Rajat Bhatia explains the importance of training the mind and not the body in cricket
Bhatia also expressed his concern on the lack of quality in India's domestic cricket.
Updated - Jan 5, 2019 3:48 pm
Rajat Bhatia may not be a big name in the international cricket circuit, but he is one of the few Indian players to have extensive experience of playing first-class cricket, most importantly, the elite Ranji Trophy. The 39-year-old made his debut in 1999 and has played 111 first-class matches, a huge record. In the on-going Ranji trophy season, in particular, he has amassed 616 runs at an impressive average of 205.33.
Bhatia, who has played for the Kolkata Knight Riders and Rising Pune Supergiant in the Indian Premier League (IPL), has often been plagued by injuries, which was one reason he had to miss the entire domestic season last year. In an interview, the veteran shared an interesting piece of information on how he battled his injury to make a comeback in the domestic season this time.

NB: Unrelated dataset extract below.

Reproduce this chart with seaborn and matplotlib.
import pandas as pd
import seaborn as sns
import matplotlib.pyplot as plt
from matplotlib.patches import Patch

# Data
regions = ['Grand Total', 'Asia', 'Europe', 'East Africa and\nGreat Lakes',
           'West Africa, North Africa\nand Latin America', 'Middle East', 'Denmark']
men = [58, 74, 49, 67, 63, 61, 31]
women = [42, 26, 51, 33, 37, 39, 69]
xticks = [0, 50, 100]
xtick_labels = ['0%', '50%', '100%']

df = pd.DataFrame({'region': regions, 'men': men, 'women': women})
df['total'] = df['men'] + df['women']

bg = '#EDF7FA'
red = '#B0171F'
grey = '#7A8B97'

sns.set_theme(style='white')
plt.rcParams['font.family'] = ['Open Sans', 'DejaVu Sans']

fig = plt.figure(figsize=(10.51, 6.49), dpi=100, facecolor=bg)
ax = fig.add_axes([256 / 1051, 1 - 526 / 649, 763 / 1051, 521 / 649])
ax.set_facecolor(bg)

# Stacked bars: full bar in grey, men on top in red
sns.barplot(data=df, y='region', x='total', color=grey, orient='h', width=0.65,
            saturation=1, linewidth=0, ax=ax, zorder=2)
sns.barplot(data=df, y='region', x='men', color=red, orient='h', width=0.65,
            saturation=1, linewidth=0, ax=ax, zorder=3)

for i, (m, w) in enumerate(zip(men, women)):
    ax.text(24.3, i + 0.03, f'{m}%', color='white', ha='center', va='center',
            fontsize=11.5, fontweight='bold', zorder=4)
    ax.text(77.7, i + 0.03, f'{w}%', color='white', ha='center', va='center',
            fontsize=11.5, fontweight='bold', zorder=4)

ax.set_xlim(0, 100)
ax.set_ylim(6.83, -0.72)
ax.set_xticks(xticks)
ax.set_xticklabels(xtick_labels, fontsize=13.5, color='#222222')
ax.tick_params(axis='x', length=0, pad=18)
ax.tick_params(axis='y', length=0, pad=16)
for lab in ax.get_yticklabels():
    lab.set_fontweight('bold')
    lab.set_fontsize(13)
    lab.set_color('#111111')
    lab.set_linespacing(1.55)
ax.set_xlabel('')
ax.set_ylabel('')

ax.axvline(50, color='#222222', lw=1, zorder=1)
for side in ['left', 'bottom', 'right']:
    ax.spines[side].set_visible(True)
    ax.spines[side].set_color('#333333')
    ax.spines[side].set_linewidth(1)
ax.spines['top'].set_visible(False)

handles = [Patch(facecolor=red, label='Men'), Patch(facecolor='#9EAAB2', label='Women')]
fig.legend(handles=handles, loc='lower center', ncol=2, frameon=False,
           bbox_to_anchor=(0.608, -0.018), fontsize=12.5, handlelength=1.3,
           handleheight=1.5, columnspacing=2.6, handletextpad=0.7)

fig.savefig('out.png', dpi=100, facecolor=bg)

“I did a course on Human Biomechanics which was all about training. That has inspired me to keep playing, for the whole year I worked on my body and wanted to see how fit I was to play Ranji Trophy,” Bhatia told CricketNext.
Talking in detail about the course he said: “It focuses purely on body movements. The whole idea is to think how body moves, we need to train according to sport we play. Right now, I see a lot of people training in the gym to play a sport like cricket – which is basically a three-dimensional sport. We are not training our minds well enough and hence we face injury issues”

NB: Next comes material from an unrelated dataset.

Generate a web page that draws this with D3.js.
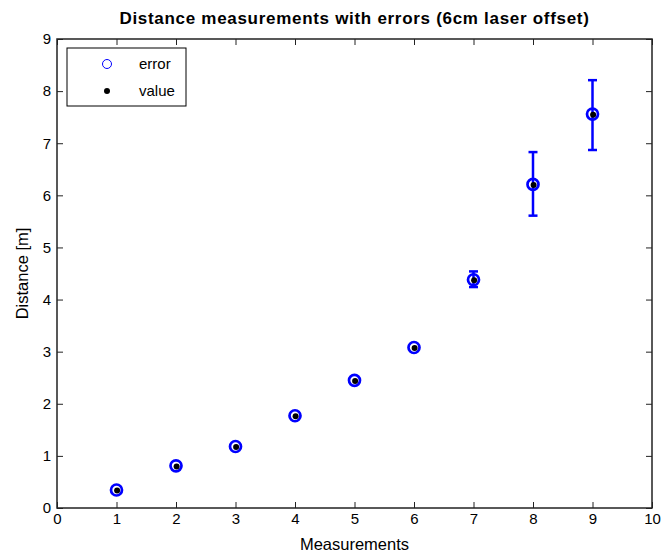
<!DOCTYPE html>
<html>
<head>
<meta charset="utf-8">
<script src="https://cdn.jsdelivr.net/npm/d3@7"></script>
<style>
  body { margin: 0; background: #fff; }
  text { font-family: "Liberation Sans", Arial, sans-serif; }
</style>
</head>
<body>
<div id="container"></div>
<script>
// Data
const measurements = [1, 2, 3, 4, 5, 6, 7, 8, 9];
const distances = [0.345, 0.81, 1.18, 1.77, 2.45, 3.08, 4.38, 6.21, 7.56];
const errLower = [0.345, 0.81, 1.18, 1.77, 2.45, 3.08, 4.24, 5.61, 6.87];
const errUpper = [0.345, 0.81, 1.18, 1.77, 2.45, 3.08, 4.54, 6.83, 8.21];
const xTicks = [0, 1, 2, 3, 4, 5, 6, 7, 8, 9, 10];
const yTicks = [0, 1, 2, 3, 4, 5, 6, 7, 8, 9];

// Chart dimensions
const width = 663;
const height = 553;
const marginTop = 39;
const marginRight = 11;
const marginBottom = 45;
const marginLeft = 57;

const data = measurements.map((m, i) => ({
    x: m, y: distances[i], lo: errLower[i], hi: errUpper[i]
}));

const x = d3.scaleLinear()
    .domain([0, 10])
    .range([marginLeft, width - marginRight]);

const y = d3.scaleLinear()
    .domain([0, 9])
    .range([height - marginBottom, marginTop]);

const svg = d3.select("#container").append("svg")
    .attr("width", width)
    .attr("height", height)
    .attr("viewBox", [0, 0, width, height]);

const tickLen = 6;
const tickFont = 15;

// Bottom axis (ticks inside, MATLAB style)
svg.append("g")
    .attr("transform", `translate(0,${height - marginBottom})`)
    .call(d3.axisBottom(x).tickValues(xTicks).tickSizeInner(-tickLen).tickSizeOuter(0).tickPadding(5))
    .call(g => g.select(".domain").remove())
    .call(g => g.selectAll(".tick text").attr("font-size", tickFont).attr("fill", "#000"))
    .call(g => g.selectAll(".tick line").attr("stroke", "#222"));

// Top ticks
svg.append("g")
    .attr("transform", `translate(0,${marginTop})`)
    .call(d3.axisTop(x).tickValues(xTicks).tickSizeInner(-tickLen).tickSizeOuter(0).tickFormat(""))
    .call(g => g.select(".domain").remove())
    .call(g => g.selectAll(".tick line").attr("stroke", "#222"));

// Left axis
svg.append("g")
    .attr("transform", `translate(${marginLeft},0)`)
    .call(d3.axisLeft(y).tickValues(yTicks).tickSizeInner(-tickLen).tickSizeOuter(0).tickPadding(6))
    .call(g => g.select(".domain").remove())
    .call(g => g.selectAll(".tick text").attr("font-size", tickFont).attr("fill", "#000"))
    .call(g => g.selectAll(".tick line").attr("stroke", "#222"));

// Right ticks
svg.append("g")
    .attr("transform", `translate(${width - marginRight},0)`)
    .call(d3.axisRight(y).tickValues(yTicks).tickSizeInner(-tickLen).tickSizeOuter(0).tickFormat(""))
    .call(g => g.select(".domain").remove())
    .call(g => g.selectAll(".tick line").attr("stroke", "#222"));

// Box around plot
svg.append("rect")
    .attr("x", x(0))
    .attr("y", y(9))
    .attr("width", x(10) - x(0))
    .attr("height", y(0) - y(9))
    .attr("fill", "none")
    .attr("stroke", "#222")
    .attr("stroke-width", 1.5);

// Error bars
const capHalf = 4.5;
const bars = svg.append("g")
    .attr("stroke", "#0000ff")
    .attr("stroke-width", 2.5)
    .attr("fill", "none");

data.filter(d => d.hi > d.lo).forEach(d => {
    bars.append("line")
        .attr("x1", x(d.x)).attr("x2", x(d.x))
        .attr("y1", y(d.lo)).attr("y2", y(d.hi));
    bars.append("line")
        .attr("x1", x(d.x) - capHalf).attr("x2", x(d.x) + capHalf)
        .attr("y1", y(d.lo)).attr("y2", y(d.lo));
    bars.append("line")
        .attr("x1", x(d.x) - capHalf).attr("x2", x(d.x) + capHalf)
        .attr("y1", y(d.hi)).attr("y2", y(d.hi));
});

// Blue error circles
svg.append("g")
    .selectAll("circle")
    .data(data)
    .join("circle")
    .attr("cx", d => x(d.x))
    .attr("cy", d => y(d.y))
    .attr("r", 5.5)
    .attr("fill", "none")
    .attr("stroke", "#0000ff")
    .attr("stroke-width", 2.7);

// Black value dots
svg.append("g")
    .selectAll("circle")
    .data(data)
    .join("circle")
    .attr("cx", d => x(d.x) + 0.6)
    .attr("cy", d => y(d.y) + 0.6)
    .attr("r", 3)
    .attr("fill", "#000");

// Title
svg.append("text")
    .attr("x", (x(0) + x(10)) / 2)
    .attr("y", 24)
    .attr("text-anchor", "middle")
    .attr("font-size", 17)
    .attr("font-weight", "bold")
    .attr("letter-spacing", 0.7)
    .text("Distance measurements with errors (6cm laser offset)");

// Axis labels
svg.append("text")
    .attr("x", (x(0) + x(10)) / 2)
    .attr("y", 550)
    .attr("text-anchor", "middle")
    .attr("font-size", 16.5)
    .text("Measurements");

svg.append("text")
    .attr("transform", `translate(28,${(y(0) + y(9)) / 2}) rotate(-90)`)
    .attr("text-anchor", "middle")
    .attr("font-size", 16.5)
    .text("Distance [m]");

// Legend
const legend = svg.append("g");
legend.append("rect")
    .attr("x", 67).attr("y", 48)
    .attr("width", 119).attr("height", 58)
    .attr("fill", "#fff")
    .attr("stroke", "#000")
    .attr("stroke-width", 1);

legend.append("circle")
    .attr("cx", 107).attr("cy", 64).attr("r", 4.5)
    .attr("fill", "none").attr("stroke", "#0000ff").attr("stroke-width", 1);
legend.append("text")
    .attr("x", 139).attr("y", 64).attr("dy", "0.35em")
    .attr("font-size", 15)
    .text("error");

legend.append("circle")
    .attr("cx", 107).attr("cy", 91).attr("r", 3)
    .attr("fill", "#000");
legend.append("text")
    .attr("x", 139).attr("y", 91).attr("dy", "0.35em")
    .attr("font-size", 15)
    .text("value");
</script>
</body>
</html>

Young cricketers focusing on IPL and not domestic cricket
Bhatia also expressed his concern on the lack of quality in domestic cricket, reasoning out too much attention towards the IPL for the same. According to the all-rounder, a lot of young cricketers have shifted their focus on bagging an IPL contract, instead of making it big in the domestic circuit.
“I feel a lot of players are saving themselves for the IPL and that is something BCCI should look into, first-class cricket should remain the priority,” the Delhi lad said.
Very recently, Mumbai’s Tushar Deshpande didn’t attend IPL trials in order to concentrate solely on domestic cricket. While that is just one example, a lot of cricketers are attracted to the glam and money of the T20 extravaganza, and that, according to Bhatia, is detrimental for domestic cricket in India.